I’m still not feeling all that great, but I’ve managed. I’m looking forward to not moving much this weekend, if I can help it.
It’s funny how disconnected I got in such a short time. In six days I saw two people I knew, and they were all at the front end. After Wednesday, I didn’t see anyone until I went back to work. I didn’t talk on the phone because talking made me cough, and I didn’t even keep up on email that much. It made me realize how easy it is to drop out if you want to: stop picking up the phone, quit updating your various online presences, don’t answer email – moving into a cave in the mountains is hardly even necessary at that point.
I’m not sure why, but it’s easy for me to tend in that direction. I like people and it’s good for me to be around people, but it seems like when I’m left to my own devices, I turtle. It’s probably directly related to my laziness. It’s hard to be around people, hard to be friendly, hard to not say stupid things and hard to not hurt people.
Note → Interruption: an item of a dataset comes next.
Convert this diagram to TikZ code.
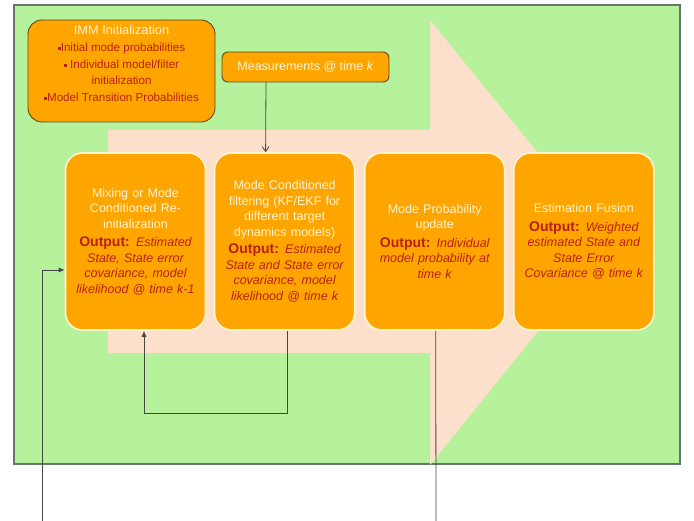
\documentclass[tikz,border=0pt]{standalone}
\usepackage{fontspec}
\setmainfont{Liberation Sans}
\usetikzlibrary{positioning,arrows.meta}

\definecolor{bggreen}{RGB}{182,242,155}
\definecolor{arrowpeach}{RGB}{252,224,204}
\definecolor{boxorange}{RGB}{255,165,0}
\definecolor{boxcream}{RGB}{255,245,212}
\definecolor{outred}{RGB}{185,32,20}
\definecolor{framegray}{RGB}{105,118,105}
\definecolor{boxedge}{RGB}{92,72,22}
\definecolor{linegray}{RGB}{70,70,70}

\newcommand{\outp}[1]{\textcolor{outred}{{\bfseries\fontsize{14}{15.5}\selectfont Output:} \itshape #1}}
\newcommand{\blt}{\textcolor{outred}{\raisebox{1.5pt}{\rule{3pt}{3pt}}}}

\tikzset{
	procbox/.style={draw=boxcream, line width=1.6pt, fill=boxorange, rounded corners=17pt,
		minimum width=140pt, minimum height=177pt, text width=130pt, align=center,
		inner sep=0pt, text=boxcream, font=\fontsize{12.5}{15.5}\selectfont},
	infobox/.style={draw=boxedge, line width=0.9pt, fill=boxorange},
	link/.style={draw=linegray, line width=0.8pt},
}

\begin{document}
\begin{tikzpicture}[x=1pt,y=-1pt]
\useasboundingbox (0,0) rectangle (694,521);
%
	\draw[fill=bggreen, draw=framegray, line width=1.3pt] (14,5) rectangle (680,464);
	\fill[arrowpeach] (108,130) -- (430,130) -- (430,20) -- (610,242) -- (430,465)
		-- (430,353) -- (108,353) -- cycle;
%
	\node[infobox, rounded corners=14pt, minimum width=187pt, minimum height=102pt] (imminit) at (121.5,71) {};
	\node[align=center, font=\fontsize{11.6}{16.7}\selectfont, text=outred] (imminittext) at (121.5,63.5)
		{\textcolor{boxcream}{\fontsize{12.8}{16.7}\selectfont IMM Initialization}\\ \blt Initial mode probabilities\\ \blt\ Individual model/filter\\ initialization\\ \blt Model Transition Probabilities};
	\node[infobox, rounded corners=6pt, minimum width=167pt, minimum height=30pt, text=boxcream,
		font=\fontsize{12.5}{15}\selectfont] (meas) at (305.5,67) {Measurements @ time \textit{k}};
%
	\node[procbox] (mixing) at (135.5,241.5)
		{Mixing or Mode\\ Conditioned Re-\\ initialization\\[3pt]
		\outp{Estimated\\ State, State error\\ covariance, model\\ likelihood @ time k-1}};
	\node[procbox, right=7.5pt of mixing] (filtering)
		{Mode Conditioned\\ filtering (KF/EKF for\\ different target\\ dynamics models)\\[2pt]
		\outp{Estimated\\ State and State error\\ covariance, model\\ likelihood @ time k}};
	\node[procbox, right=8.5pt of filtering] (probupdate)
		{Mode Probability\\ update\\[3pt]
		\outp{Individual\\ model probability at\\ time k}};
	\node[procbox, right=7.5pt of probupdate] (fusion)
		{Estimation Fusion\\[3pt]
		\outp{Weighted\\ estimated State and\\ State Error\\ Covariance @ time k}};
%
	\coordinate (feedin) at (42,521);
	\coordinate (probout) at (436,521);
	\draw[link, -{Straight Barb[length=5pt,width=7pt]}] ([xshift=-39.5pt]meas.south) -- ([xshift=-19pt]filtering.north);
	\draw[link, -{Latex[length=6pt,width=5pt]}] ([xshift=3pt]filtering.south) -- ++(0,83) -| ([xshift=8.5pt]mixing.south);
	\draw[link, -{Latex[length=6pt,width=5pt]}] (feedin) |- ([yshift=-28.5pt]mixing.west);
	\draw[link] ([xshift=1pt]probupdate.south) -- (probout);
%
\end{tikzpicture}
\end{document}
It’s easier to hide away, the idea being that if I’m not around people, I’m not causing them problems.
That, of course, is a negative, almost fatalistic, outlook on life, and it certainly isn’t healthy. But, just like some person tends to be a shopaholic and someone else tends to drive over the speed limit, this is my tendency. And, just like those people have to be constantly vigilant, so must I. Being sick makes it too simple to take the easy route.